Bridgewater Associates' flagship fund, Pure Alpha, recorded an 8.2% gain in January amidst market turmoil related to AI stocks and uncertainties surrounding the new U.S. administration, according to a knowledgeable source.
The driving factors behind the hedge fund's performance in January remain unclear. In the previous year, the fund, identified as Pure Alpha 18% volatility, achieved an 11.3% increase.
In January, tech stocks experienced turbulence triggered by a Chinese AI startup asserting its model's competitiveness with leading U.S. rivals at a lower cost, causing Nvidia's shares to drop by approximately 17%.
Globally, stock markets fluctuated after President Trump announced potential tariffs on Canada, Mexico, and China, later deciding to lift tariffs on Mexico and Canada while upholding them on China.

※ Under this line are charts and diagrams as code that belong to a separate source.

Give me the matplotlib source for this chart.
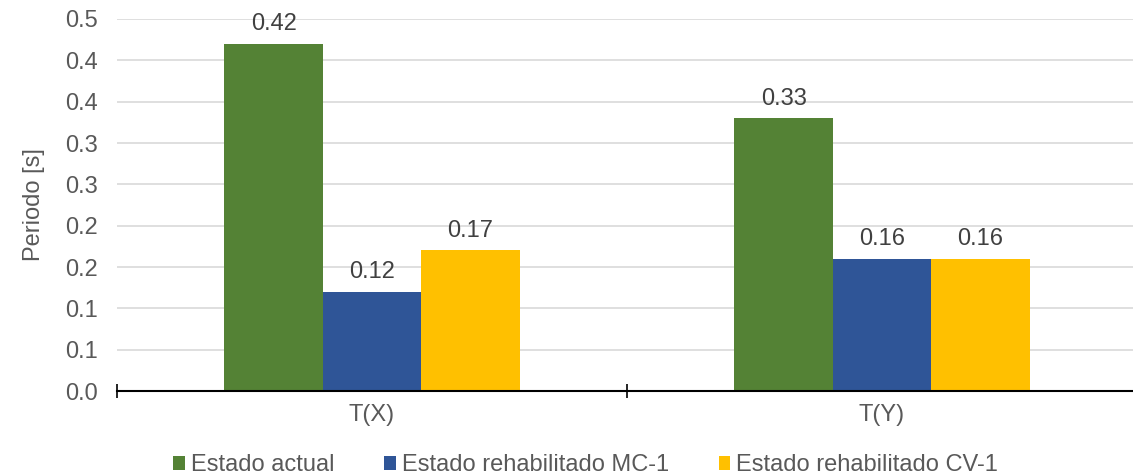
import numpy as np
import matplotlib.pyplot as plt

plt.rcParams['font.family'] = ['Liberation Sans', 'DejaVu Sans']

categories = ['T(X)', 'T(Y)']
series_names = ['Estado actual', 'Estado rehabilitado MC-1', 'Estado rehabilitado CV-1']
estado_actual = [0.42, 0.33]
rehab_mc1 = [0.12, 0.16]
rehab_cv1 = [0.17, 0.16]
y_ticks = [0.0, 0.05, 0.10, 0.15, 0.20, 0.25, 0.30, 0.35, 0.40, 0.45]
y_tick_labels = ['0.0', '0.1', '0.1', '0.2', '0.2', '0.3', '0.3', '0.4', '0.4', '0.5']

colors = ['#548235', '#2F5597', '#FFC000']
series = [estado_actual, rehab_mc1, rehab_cv1]
fs = 17

fig = plt.figure(figsize=(11.33, 4.76), dpi=100)
ax = fig.add_axes([117 / 1133, 1 - 391 / 476, 1020 / 1133, 372 / 476])

x = np.arange(len(categories))
w = 0.193
for i, (vals, name, col) in enumerate(zip(series, series_names, colors)):
    bars = ax.bar(x + (i - 1) * w, vals, w, color=col, label=name, zorder=3)
    ax.bar_label(bars, labels=[f'{v:.2f}' for v in vals], padding=6,
                 fontsize=fs, color='#404040')

ax.set_xlim(-0.5, 1.5)
ax.set_ylim(0, 0.45)
ax.set_yticks(y_ticks)
ax.set_yticklabels(y_tick_labels)
ax.yaxis.grid(True, color='#d9d9d9', linewidth=1.2, zorder=0)
ax.tick_params(axis='y', length=0, labelsize=fs, labelcolor='#595959', pad=14)

ax.set_xticks(x)
ax.set_xticklabels(categories)
ax.set_xticks([-0.5, 0.5, 1.5], minor=True)
ax.tick_params(axis='x', which='major', length=0, labelsize=fs,
               labelcolor='#595959', pad=9)
ax.tick_params(axis='x', which='minor', direction='inout', length=10,
               width=1.2, color='black')

for side in ['left', 'right', 'top']:
    ax.spines[side].set_visible(False)
ax.spines['bottom'].set_color('black')
ax.spines['bottom'].set_linewidth(1.5)
ax.spines['bottom'].set_zorder(4)

ax.set_ylabel('Periodo [s]', fontsize=fs, color='#595959', labelpad=14)

fig.legend(loc='lower center', bbox_to_anchor=(0.517, -0.045), ncol=3,
           frameon=False, fontsize=fs, handlelength=0.5, handleheight=0.5,
           handletextpad=0.25, columnspacing=2.1, labelcolor='#595959')

fig.savefig('out.png', dpi=100)
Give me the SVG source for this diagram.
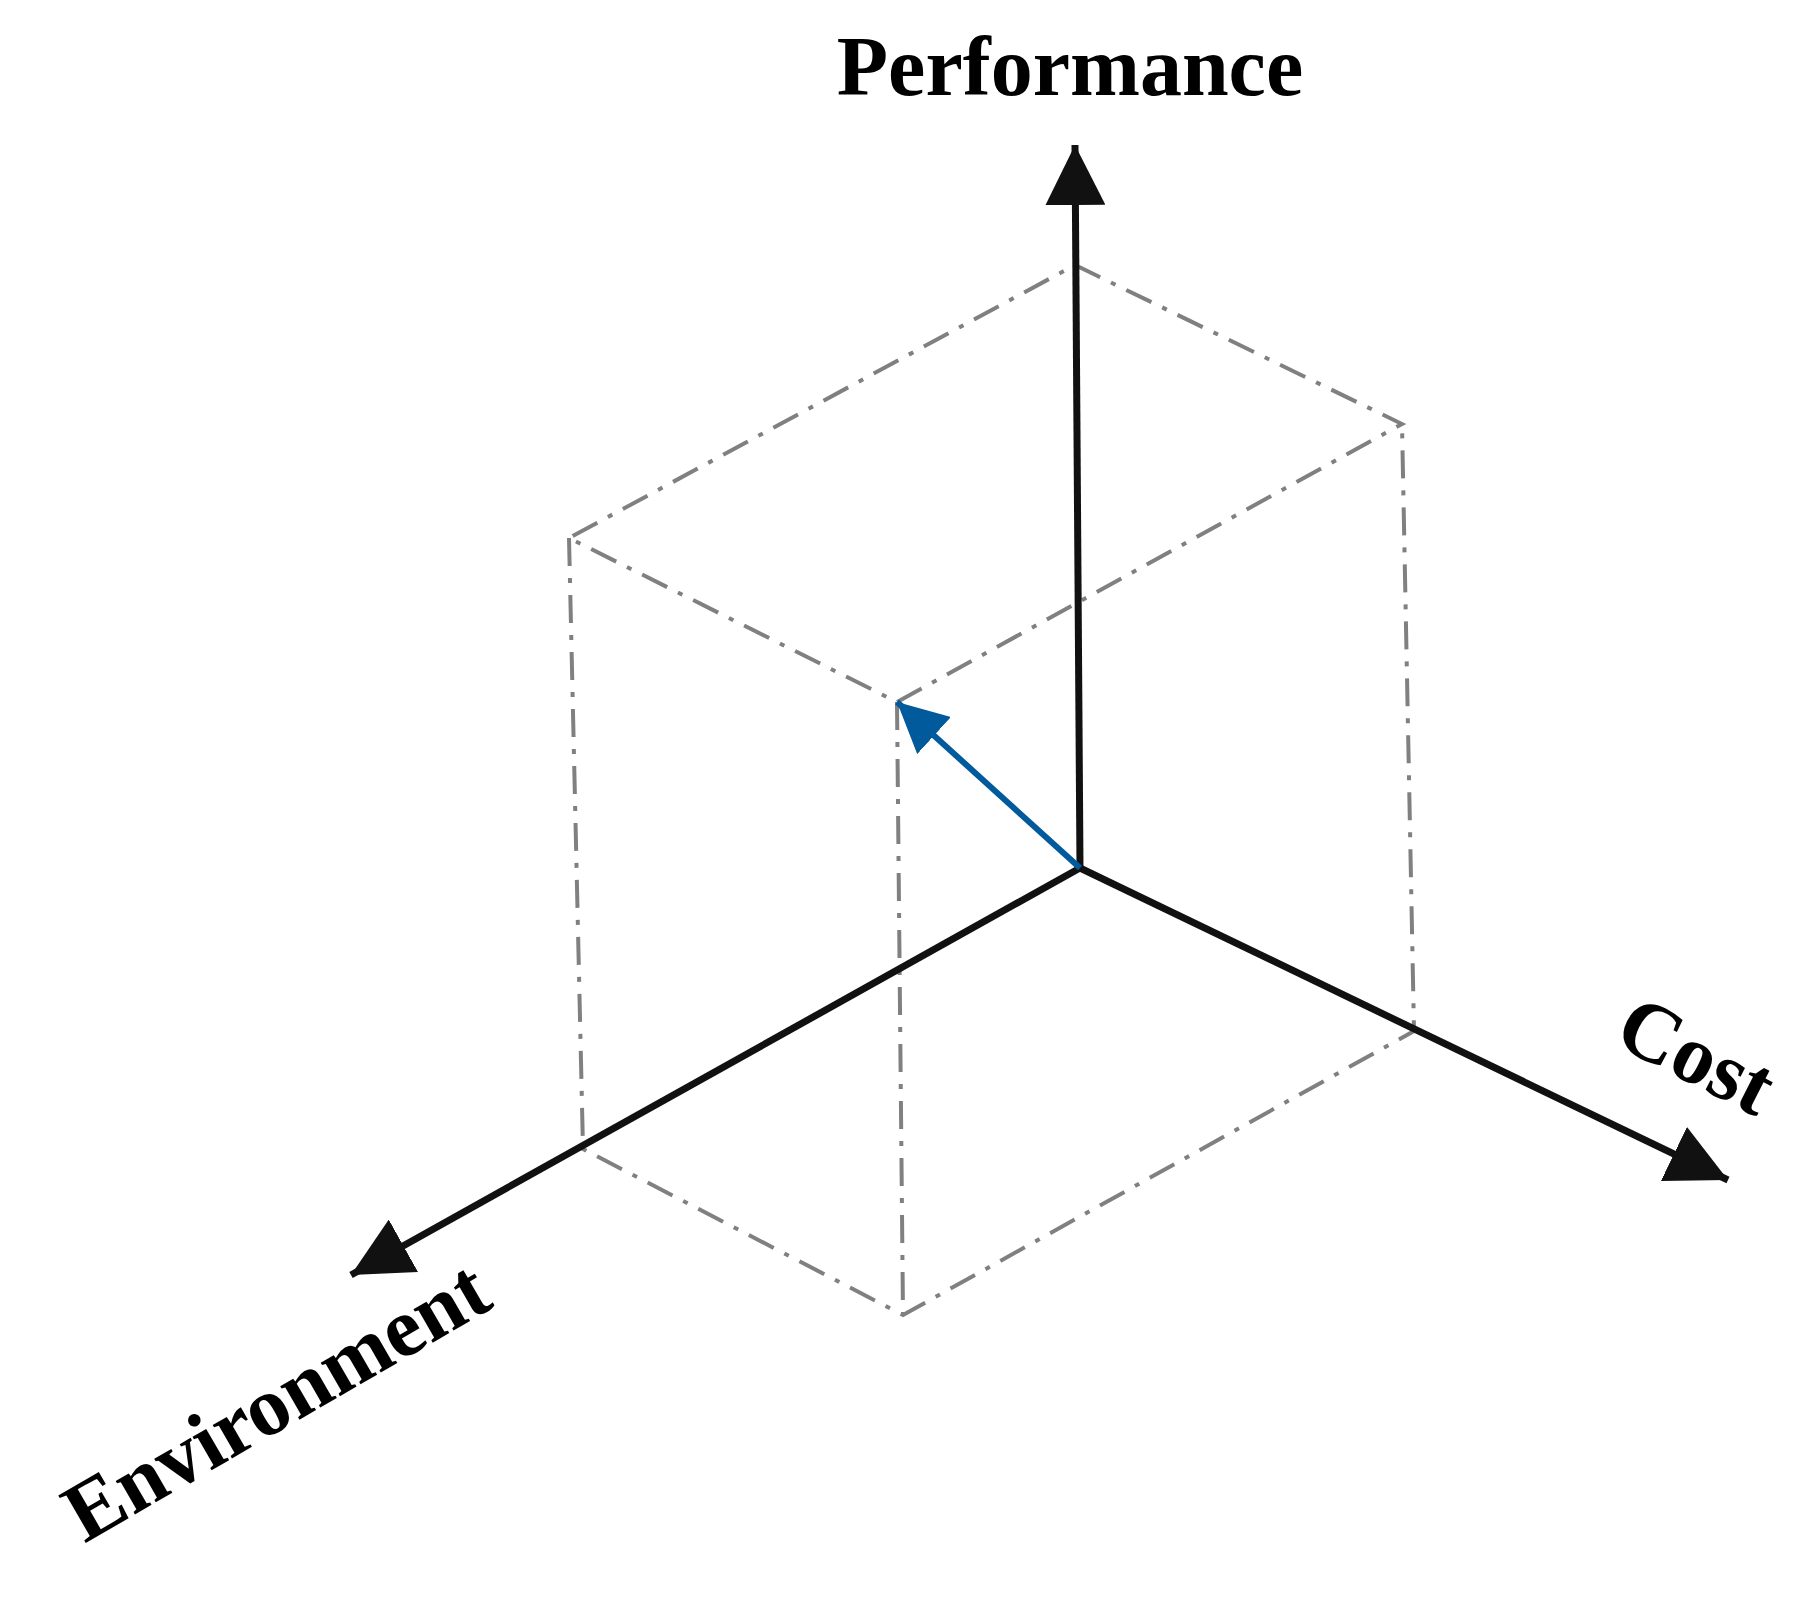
<svg xmlns="http://www.w3.org/2000/svg" width="1820" height="1607" viewBox="0 0 1820 1607">
<style>
.cube{stroke:#808080;stroke-width:4;fill:none;stroke-dasharray:28 12 5 12}
.axis{stroke:#111;stroke-width:7;fill:none}
.lbl{font-family:"Liberation Serif",serif;font-weight:bold;font-size:84px;fill:#000;text-anchor:middle}
</style>
<defs>
<marker id="ah" markerUnits="userSpaceOnUse" markerWidth="60" markerHeight="60" refX="50" refY="25" orient="auto" viewBox="0 0 50 50"><path d="M0,0 L50,25 L0,50 Z" fill="#111"/></marker>
<marker id="ab" markerUnits="userSpaceOnUse" markerWidth="50" markerHeight="50" refX="44" refY="22" orient="auto" viewBox="0 0 44 44"><path d="M0,0 L44,22 L0,44 Z" fill="#005a9c"/></marker>
</defs>
<g id="cube">
<path class="cube" d="M1075,265 L1402,424 L897,702 L569,538 Z"/>
<path class="cube" d="M569,538 L583,1149 L903,1315 L1414,1031 L1402,424"/>
<path class="cube" d="M897,702 L903,1315"/>
</g>
<g id="connectors">
<line class="axis" x1="1080" y1="868" x2="1075" y2="145" marker-end="url(#ah)"/>
<line class="axis" x1="1080" y1="868" x2="1728" y2="1180" marker-end="url(#ah)"/>
<line class="axis" x1="1080" y1="868" x2="351" y2="1275" marker-end="url(#ah)"/>
<line x1="1080" y1="868" x2="897" y2="702" stroke="#005a9c" stroke-width="6" marker-end="url(#ab)"/>
</g>
<g id="labels">
<text class="lbl" x="1070" y="95">Performance</text>
<text class="lbl" transform="translate(1684,1080) rotate(27)">Cost</text>
<text class="lbl" transform="translate(290,1425) rotate(-30)">Environment</text>
</g>
</svg>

Despite the volatile January, major U.S. stock indices ended the month positively, with the S&P 500 climbing by 2.7%, the Nasdaq Composite by 1.64%, and the Dow Jones Industrial Average by 4.7%.
At a recent Miami conference, co-chief investment officer Karen Karniol-Tambour advised investors to diversify their equity investments internationally and increase bond allocations to safeguard against any economic slowdown. She noted, The bar for the U.S. (equities) to keep being the outperformer has just really risen.